Prior to the storm, the cost of electricity was around 12 cents per kilowatt-hour. As the freezing cold forced people to turn on heating systems for longer, prices spiked rapidly forcing the Texas Public Utility Commission (PUC) to cap wholesale rates at $9 per kilowatt/hour, a 7,400% spike. Despite that, many were left with massive bills even though they did not have power for many hours.


Griddy users left with sky-high bills

While many users complained of expensive bills, none were as high as Scott Willoughby. He had $17,000 deducted from his bank account by Griddy as a result of surcharges due to the storm. "For a lot of people that (bill) will impact them devastatingly," Willoughby said in an interview with Fox News. "No food on the table for their kids, no rent or house payments or car payments – and there’s no recourse because the money’s gone."

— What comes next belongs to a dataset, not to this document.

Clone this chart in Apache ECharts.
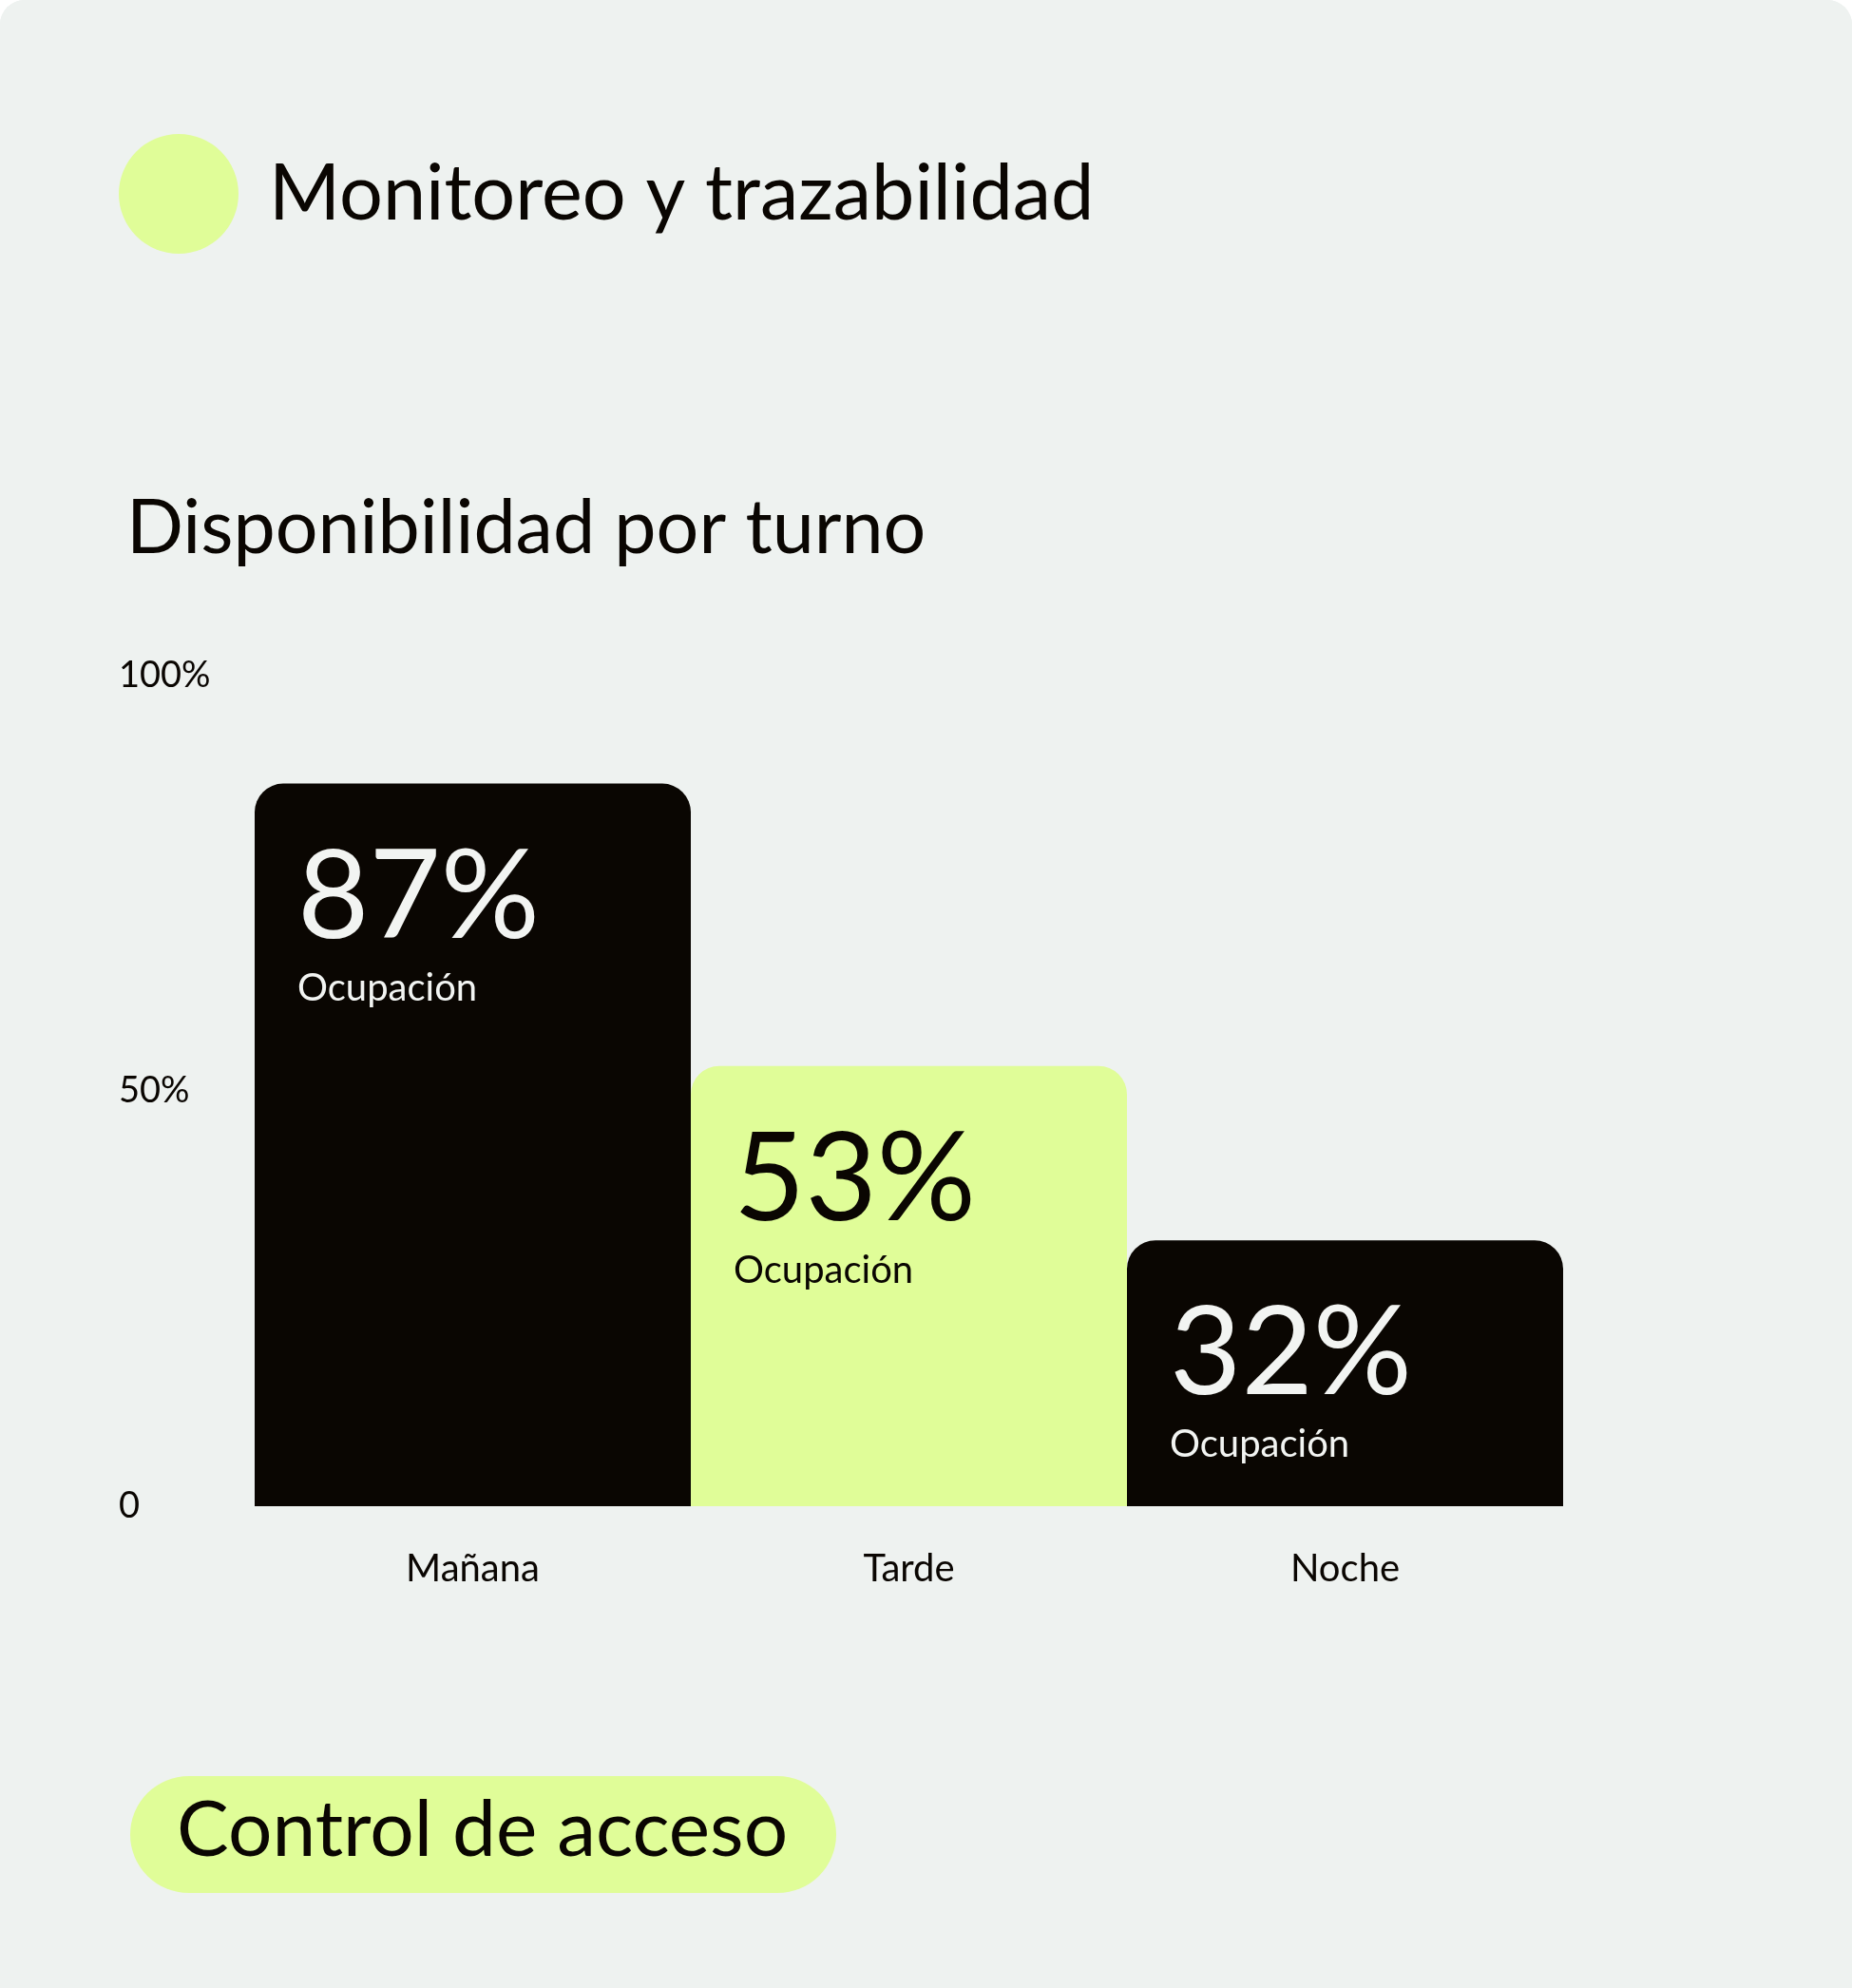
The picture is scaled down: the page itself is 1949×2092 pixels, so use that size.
<!DOCTYPE html>
<html>
<head>
<meta charset="utf-8">
<script src="https://cdn.jsdelivr.net/npm/echarts@6/dist/echarts.min.js"></script>
<style>
  html, body { margin: 0; padding: 0; background: #ffffff; }
  #chart { width: 1949px; height: 2092px; background: #eef2f0; border-radius: 26px 26px 0 0; overflow: hidden; }
</style>
</head>
<body>
<div id="chart"></div>
<script>
var turnos = ['Mañana', 'Tarde', 'Noche'];
var ocupacion = [87, 53, 32];
var colores = ['#0a0602', '#e0fd98', '#0a0602'];
var textos = ['#f2f4f2', '#0a0602', '#f2f4f2'];
var yTicks = [0, 50, 100];

var font = 'Lato, "Open Sans", sans-serif';
var myChart = echarts.init(document.getElementById('chart'));

var barData = [];
ocupacion.forEach(function (v, i) {
    barData.push({
        value: v,
        itemStyle: { color: colores[i] },
        label: { color: textos[i] }
    });
});

myChart.setOption({
    backgroundColor: '#eef2f0',
    graphic: [
        { type: 'circle', shape: { cx: 188, cy: 204, r: 63 }, style: { fill: '#e0fd98' } },
        { type: 'text', left: 283, top: 164, style: { text: 'Monitoreo y trazabilidad', fontSize: 81, fontFamily: font, fill: '#0a0602' } },
        { type: 'text', left: 133, top: 517, style: { text: 'Disponibilidad por turno', fontSize: 79, fontFamily: font, fill: '#0a0602' } },
        { type: 'rect', shape: { x: 137, y: 1869, width: 743, height: 123, r: 62 }, style: { fill: '#e0fd98' } },
        { type: 'text', left: 186, top: 1886, style: { text: 'Control de acceso', fontSize: 82, fontFamily: font, fill: '#0a0602' } }
    ],
    grid: { left: 268, right: 304, top: 711, bottom: 2092 - 1585 },
    xAxis: {
        type: 'category',
        data: turnos,
        axisLine: { show: false },
        axisTick: { show: false },
        axisLabel: { fontSize: 40, fontFamily: font, color: '#0a0602', margin: 46 }
    },
    yAxis: {
        type: 'value',
        min: 0,
        max: 100,
        interval: 50,
        splitLine: { show: false },
        axisLabel: {
            fontSize: 38, fontFamily: font, color: '#0a0602', align: 'left', margin: 143,
            formatter: function (v) { return yTicks.indexOf(v) < 0 ? '' : (v === 0 ? '0' : v + '%'); }
        }
    },
    series: [{
        type: 'bar',
        data: barData,
        barCategoryGap: 0,
        itemStyle: { borderRadius: [30, 30, 0, 0] },
        label: {
            show: true,
            position: 'insideTopLeft',
            distance: 0,
            padding: [50, 0, 0, 45],
            fontFamily: font,
            formatter: function (p) { return '{big|' + p.value + '%}\n{small|Ocupación}'; },
            rich: {
                big: { fontSize: 130, fontFamily: font, lineHeight: 140 },
                small: { fontSize: 40, fontFamily: font, lineHeight: 50 }
            }
        }
    }]
});
</script>
</body>
</html>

Lisa Khoury of Chambers County decided to file a class-action lawsuit against Griddy after she received a bill for $9,340. That is in stark contrast to her usual bills of $200 - $250. According to the lawsuit, Griddy deducted $1,200 from her account before she blocked further deductions. She attempted to contact the company multiple times but was unsuccessful, according to her lawsuit. She is now suing the company for $1B and seeking monetary relief. 

Griddy defended itself by saying that the PUC was to blame for the costs and that it did not profit from the increase. Griddy's terms and conditions specifically state that users forgo the right to class-action suits, so it remains to be seen if the case will go to trial. 


As a result of the shockingly high bills, the company has been facing massive criticism on social media. "My Griddy bill for this month is $1,750. I work retail. I can’t afford this." Twitter user @nathanpolk said. He wasn't the only one. One user claimed that "my card has been charged six times today" after they were left with a $2,993 bill.



The reality though is that Griddy is just working as the system intended. One Twitter user pointed out that "Texas regulators should never have allowed this business model for an essential service". Indeed, the company does not profit from spikes in energy prices, since that is set by the Electric Reliability Council of Texas (ERCOT) and the PUC. It simply passes on those charges to customers. 


In a bid to help customers, Griddy announced that it had filed a request with ERCOT and the PUC. The state government is also expected to take action. Until then, customers are left with massive bills and little way to pay them.